■ STATED GOAL: Check each line for the string "page". Give only the count of lines that have it.

Figure scripts
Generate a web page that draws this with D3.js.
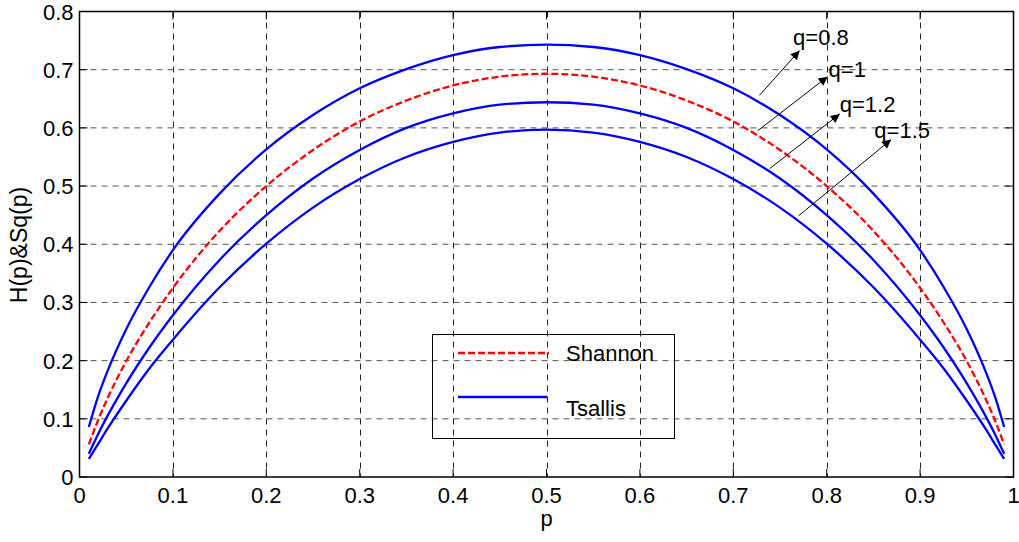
<!DOCTYPE html>
<html>
<head>
<meta charset="utf-8">
<script src="https://cdn.jsdelivr.net/npm/d3@7"></script>
<style>
  html, body { margin: 0; padding: 0; background: #fff; }
  svg { display: block; }
  text { font-family: "Liberation Sans", Arial, Helvetica, sans-serif; fill: #000; }
</style>
</head>
<body>
<svg id="chart" width="1019" height="542"></svg>
<script>
// Probability values p at which the entropies are sampled
const pValues = [0.01, 0.02, 0.03, 0.05, 0.075, 0.1, 0.15, 0.2, 0.25, 0.3, 0.35, 0.4, 0.45, 0.5,
                 0.55, 0.6, 0.65, 0.7, 0.75, 0.8, 0.85, 0.9, 0.925, 0.95, 0.97, 0.98, 0.99];

// Shannon entropy H(p)
const shannon = [0.056, 0.098, 0.135, 0.199, 0.266, 0.325, 0.423, 0.500, 0.562, 0.611, 0.647, 0.673, 0.688, 0.693,
                 0.688, 0.673, 0.647, 0.611, 0.562, 0.500, 0.423, 0.325, 0.266, 0.199, 0.135, 0.098, 0.056];

// Tsallis entropy Sq(p) for several q
const tsallisQ08 = [0.086, 0.139, 0.182, 0.254, 0.327, 0.390, 0.487, 0.563, 0.622, 0.668, 0.701, 0.725, 0.739, 0.743,
                    0.739, 0.725, 0.701, 0.668, 0.622, 0.563, 0.487, 0.390, 0.327, 0.254, 0.182, 0.139, 0.086];
const tsallisQ12 = [0.040, 0.074, 0.105, 0.161, 0.223, 0.278, 0.373, 0.450, 0.513, 0.562, 0.600, 0.625, 0.640, 0.644,
                    0.640, 0.625, 0.600, 0.562, 0.513, 0.450, 0.373, 0.278, 0.223, 0.161, 0.105, 0.074, 0.040];
const tsallisQ15 = [0.031, 0.057, 0.083, 0.131, 0.187, 0.236, 0.326, 0.401, 0.463, 0.512, 0.550, 0.576, 0.592, 0.597,
                    0.592, 0.576, 0.550, 0.512, 0.463, 0.401, 0.326, 0.236, 0.187, 0.131, 0.083, 0.057, 0.031];

const xTicks = [0, 0.1, 0.2, 0.3, 0.4, 0.5, 0.6, 0.7, 0.8, 0.9, 1];
const yTicks = [0, 0.1, 0.2, 0.3, 0.4, 0.5, 0.6, 0.7, 0.8];
const xTickLabels = ["0", "0.1", "0.2", "0.3", "0.4", "0.5", "0.6", "0.7", "0.8", "0.9", "1"];
const yTickLabels = ["0", "0.1", "0.2", "0.3", "0.4", "0.5", "0.6", "0.7", "0.8"];

// Arrow annotations: label, tail point, head point, label anchor (data units)
const annotLabels = ["q=0.8", "q=1", "q=1.2", "q=1.5"];
const annotTail = [[0.728, 0.656], [0.726, 0.595], [0.739, 0.530], [0.770, 0.449]];
const annotHead = [[0.771, 0.733], [0.801, 0.688], [0.814, 0.624], [0.869, 0.580]];
const annotText = [[0.764, 0.742], [0.802, 0.687], [0.814, 0.627], [0.851, 0.582]];

const svg = d3.select("#chart");
const plotLeft = 79.5, plotRight = 1013.5, plotTop = 11.5, plotBottom = 477;

const x = d3.scaleLinear().domain([0, 1]).range([plotLeft, plotRight]);
const y = d3.scaleLinear().domain([0, 0.8]).range([plotBottom, plotTop]);

const FONT = 22;

// grid lines
const grid = svg.append("g");
grid.selectAll("line.v").data(xTicks.slice(1, -1)).join("line")
  .attr("x1", d => Math.round(x(d)) + 0.5).attr("x2", d => Math.round(x(d)) + 0.5)
  .attr("y1", plotTop).attr("y2", plotBottom)
  .attr("stroke", "#222").attr("stroke-width", 1).attr("stroke-dasharray", "6,5");
grid.selectAll("line.h").data(yTicks.slice(1, -1)).join("line")
  .attr("x1", plotLeft).attr("x2", plotRight)
  .attr("y1", d => y(d)).attr("y2", d => y(d))
  .attr("stroke", "#555").attr("stroke-width", 1).attr("stroke-dasharray", "6,5");

// curves
const line = d3.line().x((d, i) => x(pValues[i])).y(d => y(d)).curve(d3.curveMonotoneX);
const plot = svg.append("g");
[tsallisQ08, tsallisQ12, tsallisQ15].forEach(s => {
  plot.append("path").attr("d", line(s))
    .attr("fill", "none").attr("stroke", "#0000ff").attr("stroke-width", 2.3)
    .attr("stroke-linejoin", "round");
});
plot.append("path").attr("d", line(shannon))
  .attr("fill", "none").attr("stroke", "#ff0000").attr("stroke-width", 2.3)
  .attr("stroke-dasharray", "7,3");

// axes box and inward ticks
const axisG = svg.append("g");
axisG.append("rect").attr("x", plotLeft).attr("y", plotTop)
  .attr("width", plotRight - plotLeft).attr("height", plotBottom - plotTop)
  .attr("fill", "none").attr("stroke", "#000").attr("stroke-width", 1.5);

const tl = 8;
axisG.selectAll("line.xb").data(xTicks).join("line")
  .attr("x1", d => x(d)).attr("x2", d => x(d)).attr("y1", plotBottom).attr("y2", plotBottom - tl)
  .attr("stroke", "#000").attr("stroke-width", 1);
axisG.selectAll("line.xt").data(xTicks).join("line")
  .attr("x1", d => x(d)).attr("x2", d => x(d)).attr("y1", plotTop).attr("y2", plotTop + tl)
  .attr("stroke", "#000").attr("stroke-width", 1);
axisG.selectAll("line.yl").data(yTicks).join("line")
  .attr("x1", plotLeft).attr("x2", plotLeft + tl).attr("y1", d => y(d)).attr("y2", d => y(d))
  .attr("stroke", "#000").attr("stroke-width", 1);
axisG.selectAll("line.yr").data(yTicks).join("line")
  .attr("x1", plotRight).attr("x2", plotRight - tl).attr("y1", d => y(d)).attr("y2", d => y(d))
  .attr("stroke", "#000").attr("stroke-width", 1);

// tick labels
axisG.selectAll("text.xl").data(xTicks).join("text")
  .attr("x", d => x(d)).attr("y", plotBottom + 26)
  .attr("text-anchor", "middle").attr("font-size", FONT)
  .text((d, i) => xTickLabels[i]);
axisG.selectAll("text.yl").data(yTicks).join("text")
  .attr("x", plotLeft - 6).attr("y", d => y(d) + 8)
  .attr("text-anchor", "end").attr("font-size", FONT)
  .text((d, i) => yTickLabels[i]);

// axis titles
svg.append("text").attr("x", (plotLeft + plotRight) / 2).attr("y", 526)
  .attr("text-anchor", "middle").attr("font-size", FONT).text("p");
svg.append("text").attr("transform", `translate(27,245) rotate(-90)`)
  .attr("text-anchor", "middle").attr("font-size", 23).text("H(p)&Sq(p)");

// legend
const lg = svg.append("g");
lg.append("rect").attr("x", 432.5).attr("y", 334.5).attr("width", 242).attr("height", 104)
  .attr("fill", "none").attr("stroke", "#000").attr("stroke-width", 1);
lg.append("line").attr("x1", 458).attr("x2", 549).attr("y1", 353).attr("y2", 353)
  .attr("stroke", "#ff0000").attr("stroke-width", 2.3).attr("stroke-dasharray", "7,3");
lg.append("line").attr("x1", 458).attr("x2", 547).attr("y1", 397).attr("y2", 397)
  .attr("stroke", "#0000ff").attr("stroke-width", 2.3);
lg.append("text").attr("x", 566).attr("y", 361).attr("font-size", FONT).text("Shannon");
lg.append("text").attr("x", 566).attr("y", 416).attr("font-size", FONT).text("Tsallis");

// arrow annotations
const defs = svg.append("defs");
defs.append("marker").attr("id", "arrowHead")
  .attr("viewBox", "0 0 10 10").attr("refX", 10).attr("refY", 5)
  .attr("markerWidth", 12).attr("markerHeight", 9).attr("markerUnits", "userSpaceOnUse")
  .attr("orient", "auto")
  .append("path").attr("d", "M0,0 L10,5 L0,10 Z").attr("fill", "#000");

const ann = svg.append("g");
annotLabels.forEach((lab, i) => {
  ann.append("line")
    .attr("x1", x(annotTail[i][0])).attr("y1", y(annotTail[i][1]))
    .attr("x2", x(annotHead[i][0])).attr("y2", y(annotHead[i][1]))
    .attr("stroke", "#000").attr("stroke-width", 1)
    .attr("marker-end", "url(#arrowHead)");
  ann.append("text").attr("x", x(annotText[i][0])).attr("y", y(annotText[i][1]))
    .attr("font-size", FONT).text(lab);
});
</script>
</body>
</html>
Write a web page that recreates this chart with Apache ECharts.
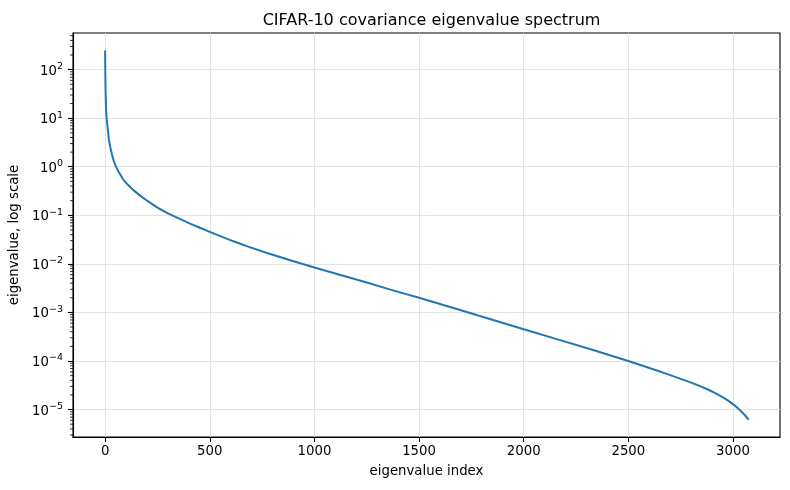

■ RESPONSE TO THE TASK: 2